Problem details
Quote the listing below in its entirety, omitting every image.

* * * *

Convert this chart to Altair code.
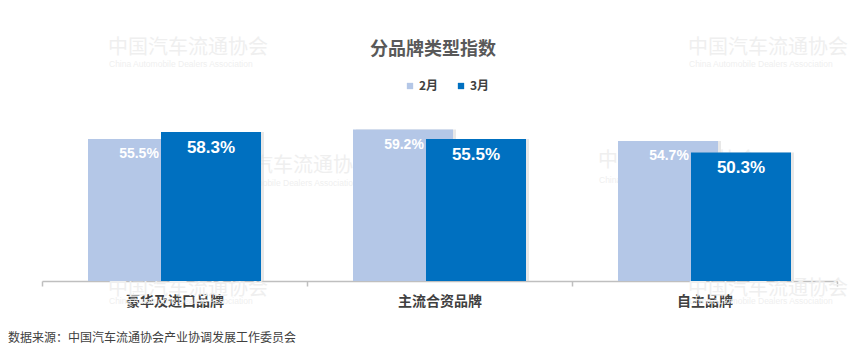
import altair as alt
import pandas as pd

categories = ["豪华及进口品牌", "主流合资品牌", "自主品牌"]
series = ["2月", "3月"]
feb = [55.5, 59.2, 54.7]
mar = [58.3, 55.5, 50.3]
colors = ["#B4C7E7", "#0070C0"]

rows = []
for c, a, b in zip(categories, feb, mar):
    rows.append({"cat": c, "series": series[0], "value": a, "label": f"{a:.1f}%"})
    rows.append({"cat": c, "series": series[1], "value": b, "label": f"{b:.1f}%"})
df = pd.DataFrame(rows)

CJK = "Noto Sans CJK SC"
NARROW = "Liberation Sans Narrow, Arial Narrow, Liberation Sans, sans-serif"
PL, PT = 42, 102

x_axis = alt.X("cat:N", sort=categories,
               scale=alt.Scale(paddingInner=0, paddingOuter=0),
               axis=alt.Axis(title=None, labelAngle=0, tickBand="extent",
                             labelFont=CJK, labelFontSize=14, labelFontWeight="bold",
                             labelColor="#404040", labelPadding=8,
                             domainColor="#BFBFBF", domainWidth=1.5,
                             tickColor="#BFBFBF", tickSize=5, tickWidth=1.5))
y_enc = alt.Y("value:Q", scale=alt.Scale(domain=[0, 70], nice=False), axis=None)
color_enc = alt.Color("series:N", scale=alt.Scale(domain=series, range=colors),
                      legend=alt.Legend(title=None, orient="none", direction="horizontal",
                                        legendX=362, legendY=-22,
                                        symbolType="square", symbolSize=40,
                                        symbolStrokeWidth=0,
                                        labelFont=CJK, labelFontSize=12,
                                        labelFontWeight="bold", labelColor="#404040",
                                        columnPadding=16, labelOffset=3))

base = alt.Chart(df)

# watermarks (decorative)
wm = [
    ("中国汽车流通协会", 108, 48, 20), ("China Automobile Dealers Association", 109, 64, 8.5),
    ("中国汽车流通协会", 688, 48, 20), ("China Automobile Dealers Association", 689, 64, 8.5),
    ("中国汽车流通协会", 213, 166, 20), ("China Automobile Dealers Association", 214, 183, 8.5),
    ("中国汽车流通协会", 598, 161, 20), ("China Automobile Dealers Association", 599, 180, 8.5),
    ("中国汽车流通协会", 108, 289, 20), ("China Automobile Dealers Association", 109, 301, 8.5),
    ("中国汽车流通协会", 688, 289, 20), ("China Automobile Dealers Association", 689, 301, 8.5),
]
layers = []
for t, wx, wy, fs in wm:
    layers.append(
        alt.Chart(pd.DataFrame({"t": [t]})).mark_text(
            font=CJK if fs > 10 else "Liberation Sans", fontSize=fs, color="#EFEFEF",
            align="left", baseline="middle"
        ).encode(text="t:N", x=alt.value(wx - PL), y=alt.value(wy - PT))
    )

offsets = [-36.5, 36.5]
for i, s in enumerate(series):
    sub = base.transform_filter(alt.datum.series == s)
    layers.append(sub.mark_bar(width=100, xOffset=offsets[i] + 3, color="#D9D9D9", opacity=0.6)
                  .encode(x=x_axis, y=y_enc))
    layers.append(sub.mark_bar(width=100, xOffset=offsets[i])
                  .encode(x=x_axis, y=y_enc, color=color_enc))

for i, s in enumerate(series):
    sub = base.transform_filter(alt.datum.series == s)
    layers.append(sub.mark_text(xOffset=offsets[i] + (0 if i else 1), dy=16 if i else 15,
                                font=NARROW, fontSize=17 if i else 14, fontWeight="bold",
                                color="white", baseline="middle")
                  .encode(x=x_axis, y=y_enc, text="label:N"))

layers.append(
    alt.Chart(pd.DataFrame({"t": ["分品牌类型指数"]})).mark_text(
        font=CJK, fontSize=18, fontWeight="bold", color="#595959",
        align="center", baseline="middle"
    ).encode(text="t:N", x=alt.value(433 - PL), y=alt.value(50 - PT))
)
layers.append(
    alt.Chart(pd.DataFrame({"t": ["数据来源：中国汽车流通协会产业协调发展工作委员会"]})).mark_text(
        font=CJK, fontSize=12, color="#404040", align="left", baseline="middle"
    ).encode(text="t:N", x=alt.value(8 - PL), y=alt.value(338 - PT))
)

chart = alt.layer(*layers).properties(
    width=795, height=179, autosize="none", background="white",
    padding={"left": PL, "top": PT, "right": 28, "bottom": 73},
).configure_view(stroke=None)

chart.save("out.html", embed_options={"renderer": "svg", "actions": False})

* * * *

Response to the exercise
Convert this chart to Altair code.
import altair as alt
import pandas as pd

categories = ["豪华及进口品牌", "主流合资品牌", "自主品牌"]
series = ["2月", "3月"]
feb = [55.5, 59.2, 54.7]
mar = [58.3, 55.5, 50.3]
colors = ["#B4C7E7", "#0070C0"]

rows = []
for c, a, b in zip(categories, feb, mar):
    rows.append({"cat": c, "series": series[0], "value": a, "label": f"{a:.1f}%"})
    rows.append({"cat": c, "series": series[1], "value": b, "label": f"{b:.1f}%"})
df = pd.DataFrame(rows)

CJK = "Noto Sans CJK SC"
NARROW = "Liberation Sans Narrow, Arial Narrow, Liberation Sans, sans-serif"
PL, PT = 42, 102

x_axis = alt.X("cat:N", sort=categories,
               scale=alt.Scale(paddingInner=0, paddingOuter=0),
               axis=alt.Axis(title=None, labelAngle=0, tickBand="extent",
                             labelFont=CJK, labelFontSize=14, labelFontWeight="bold",
                             labelColor="#404040", labelPadding=8,
                             domainColor="#BFBFBF", domainWidth=1.5,
                             tickColor="#BFBFBF", tickSize=5, tickWidth=1.5))
y_enc = alt.Y("value:Q", scale=alt.Scale(domain=[0, 70], nice=False), axis=None)
color_enc = alt.Color("series:N", scale=alt.Scale(domain=series, range=colors),
                      legend=alt.Legend(title=None, orient="none", direction="horizontal",
                                        legendX=362, legendY=-22,
                                        symbolType="square", symbolSize=40,
                                        symbolStrokeWidth=0,
                                        labelFont=CJK, labelFontSize=12,
                                        labelFontWeight="bold", labelColor="#404040",
                                        columnPadding=16, labelOffset=3))

base = alt.Chart(df)

# watermarks (decorative)
wm = [
    ("中国汽车流通协会", 108, 48, 20), ("China Automobile Dealers Association", 109, 64, 8.5),
    ("中国汽车流通协会", 688, 48, 20), ("China Automobile Dealers Association", 689, 64, 8.5),
    ("中国汽车流通协会", 213, 166, 20), ("China Automobile Dealers Association", 214, 183, 8.5),
    ("中国汽车流通协会", 598, 161, 20), ("China Automobile Dealers Association", 599, 180, 8.5),
    ("中国汽车流通协会", 108, 289, 20), ("China Automobile Dealers Association", 109, 301, 8.5),
    ("中国汽车流通协会", 688, 289, 20), ("China Automobile Dealers Association", 689, 301, 8.5),
]
layers = []
for t, wx, wy, fs in wm:
    layers.append(
        alt.Chart(pd.DataFrame({"t": [t]})).mark_text(
            font=CJK if fs > 10 else "Liberation Sans", fontSize=fs, color="#EFEFEF",
            align="left", baseline="middle"
        ).encode(text="t:N", x=alt.value(wx - PL), y=alt.value(wy - PT))
    )

offsets = [-36.5, 36.5]
for i, s in enumerate(series):
    sub = base.transform_filter(alt.datum.series == s)
    layers.append(sub.mark_bar(width=100, xOffset=offsets[i] + 3, color="#D9D9D9", opacity=0.6)
                  .encode(x=x_axis, y=y_enc))
    layers.append(sub.mark_bar(width=100, xOffset=offsets[i])
                  .encode(x=x_axis, y=y_enc, color=color_enc))

for i, s in enumerate(series):
    sub = base.transform_filter(alt.datum.series == s)
    layers.append(sub.mark_text(xOffset=offsets[i] + (0 if i else 1), dy=16 if i else 15,
                                font=NARROW, fontSize=17 if i else 14, fontWeight="bold",
                                color="white", baseline="middle")
                  .encode(x=x_axis, y=y_enc, text="label:N"))

layers.append(
    alt.Chart(pd.DataFrame({"t": ["分品牌类型指数"]})).mark_text(
        font=CJK, fontSize=18, fontWeight="bold", color="#595959",
        align="center", baseline="middle"
    ).encode(text="t:N", x=alt.value(433 - PL), y=alt.value(50 - PT))
)
layers.append(
    alt.Chart(pd.DataFrame({"t": ["数据来源：中国汽车流通协会产业协调发展工作委员会"]})).mark_text(
        font=CJK, fontSize=12, color="#404040", align="left", baseline="middle"
    ).encode(text="t:N", x=alt.value(8 - PL), y=alt.value(338 - PT))
)

chart = alt.layer(*layers).properties(
    width=795, height=179, autosize="none", background="white",
    padding={"left": PL, "top": PT, "right": 28, "bottom": 73},
).configure_view(stroke=None)

chart.save("out.html", embed_options={"renderer": "svg", "actions": False})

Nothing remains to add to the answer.